Christof Claessens has written a first-class article on a rather different stream cloning technique for efficiently processing stream data within a pipeline component. One potential use of his approach is to allow the processing of a seekable cloned stream while still returning a non-seekable stream within the body part. Note that if the cloned stream is writeable, any changes you make to its content will not be handed on to subsequent pipeline components or to BizTalk. The cloned stream is processed on a secondary ‘worker’ thread, which avoids blocking the main thread when it reads the stream. Also note that reading the cloned stream is synchronised to the reading of the original stream. The worker thread cannot read and process stream content until that content has been read on the main thread. This approach allows you to avoid seriously compromising the efficient streaming of data through your pipeline while allowing complex processing of stream content in a multithreaded fashion.
XML disassembler issues
The second of the two issues concerns the XML disassembler component. This component creates and returns messages with non-seekable, read-only streams for the body part content. It does not provide clones via the Data property of the message part object.
The XML disassembler has several uses. Perhaps its most basic function is to inspect the document element of inbound XML messages to determine their message type, and to promote the MessageType property within the message context. The component may also be used to validate XML and to disassemble XML into multiple messages.
The XML disassembler uses a stream wrapper class called XmlDasmStreamWrapper to wrap the body part stream. This, in turn, utilises an instance of the XmlDasmReader which is a specialised XmlReader object. The Read method of the XmlDasmReader class maintains an internal flag to indicate if the reader has detected a new ‘document’ or not. By ‘document’ we mean an Xml node whose content is to be returned as a new message by the GetNext method of the XML disassembler. The new document flag is exposed via the internal IsNewDoc property of XmlDasmReader. This property is read/write.
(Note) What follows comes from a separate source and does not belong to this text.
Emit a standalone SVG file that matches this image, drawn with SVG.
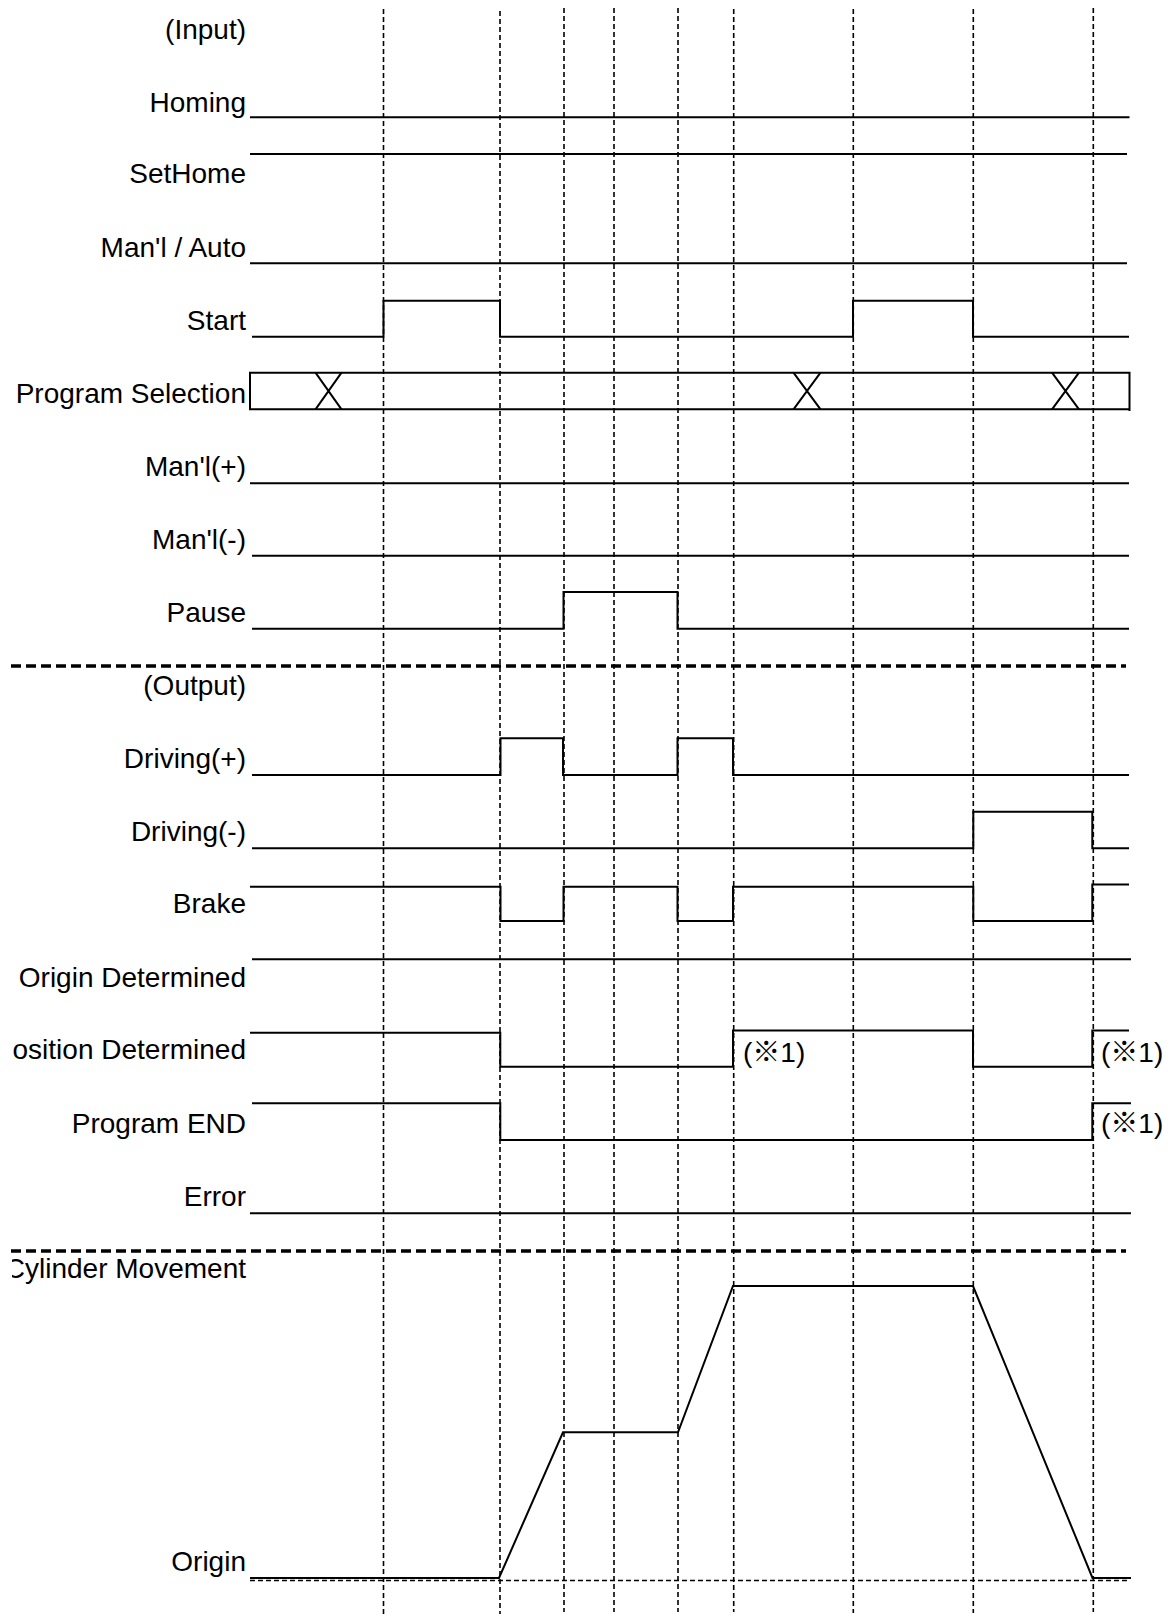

The XmlDasmReader instance is referenced directly by the XML disassembler component, and therefore, because both classes are in the same assembly, the XML disassembler has access to the IsNewDoc property. The XML disassembler uses this property directly in its GetNext method. The GetNext method of a disassembler returns the next disassembled message, and is called repeatedly by BizTalk until it returns a null value. In this way, a disassembler can convert a single inbound message into multiple messages. The implementation of GetNext (the relevant code is actually in a private method called GetNext2) tests the IsNewDoc property. If the value is true, the code constructs and returns a new message containing the new document content. If the value is false, the code tests a status flag to ensure that all processing is complete and then returns null. This in turn causes BizTalk to stop re-executing the GetNext method.
Unfortunately, the GetNext method fails to use the read/write IsNewDoc property to reset the new document flag to false. Instead, the flag is reset within the Read method of the XmlDasmReader class. The code in this method then goes on to check if there is a new document, and changes the flag back to true if necessary.
This constitutes a very common type of logical error (I have made similar mistakes countless times myself). For GetNext to work correctly, it is entirely reliant on the Read method of XmlDasmReader being called at least once. This, of course, happens when the Read method of the XmlDasmStreamWrapper is called, typically either by a subsequent pipeline component, or by BizTalk at the end of pipeline processing. The implicit assumption is that, after calling GetNext, the stream is always read before BizTalk makes a subsequent call to the GetNext method.
This assumption is not valid. Consider a scenario where you use a disassembler to disassemble an Xml message into many messages, and then build a custom validation component. Your validator tests, say, some context property of your message, and based on its value, decides to either discard or keep the disassembled message. If the message is discarded, it may be replaced by a different message. Because the validator makes its decision based on contextual data, it has no reason to read the body part stream. Perhaps it returns null, instead of a message, or perhaps it creates a new stream and assigns this to the body part. Because the original stream provided by the XML disassembler is never read, the new document flag is never reset to false. The next time BizTalk calls the GetNext method, the XML disassembler creates and returns a new message, regardless of there actually being a genuine new document or not. Because the stream has not been read, the new message is given exactly the same body part content as the previous message. This effectively sets up a never-ending loop in which BizTalk hogs the processor cycles by repeatedly calling GetNext and generating a never-ending series of identical messages. Everything else slows to a crawl. Your only hope is to disable the BTSNTSvc service and kill the process. You can then create work-around code in your custom validator component, recompile and deploy, and re-enable and start the BTSNTSvc service.
The workaround is simple. Before discarding the body part stream of a message provided by the XML disassembler, always read the stream. Now you can happily discard the stream without going into a never-ending loop. Another possibility is to create a custom disassembler that inherits, or wraps, the XmlDasmComp class. You could then write your own code to reset the new document flag. One problem with this approach is that the instance of XmlDasmReader is held in a private field of the XmlDisassembler. You would have to use reflection to get at this instance in order to set its IsNewDoc property.
Conclusions
It doesn’t pay to take shortcuts in designing and implementing pipeline components. Implementing good pipeline component design can actually be quite difficult, so consider using orchestrations or maps instead, especially where you must process message content in a non-streaming fashion. If you do create custom pipelines, design them to be as efficient and stateless as possible, and follow the guidelines outlined above. In particular, take account of the two issues described in this article. They are generally easy to avoid, once you know they are there, but can cause hours of headaches if you are unaware of them.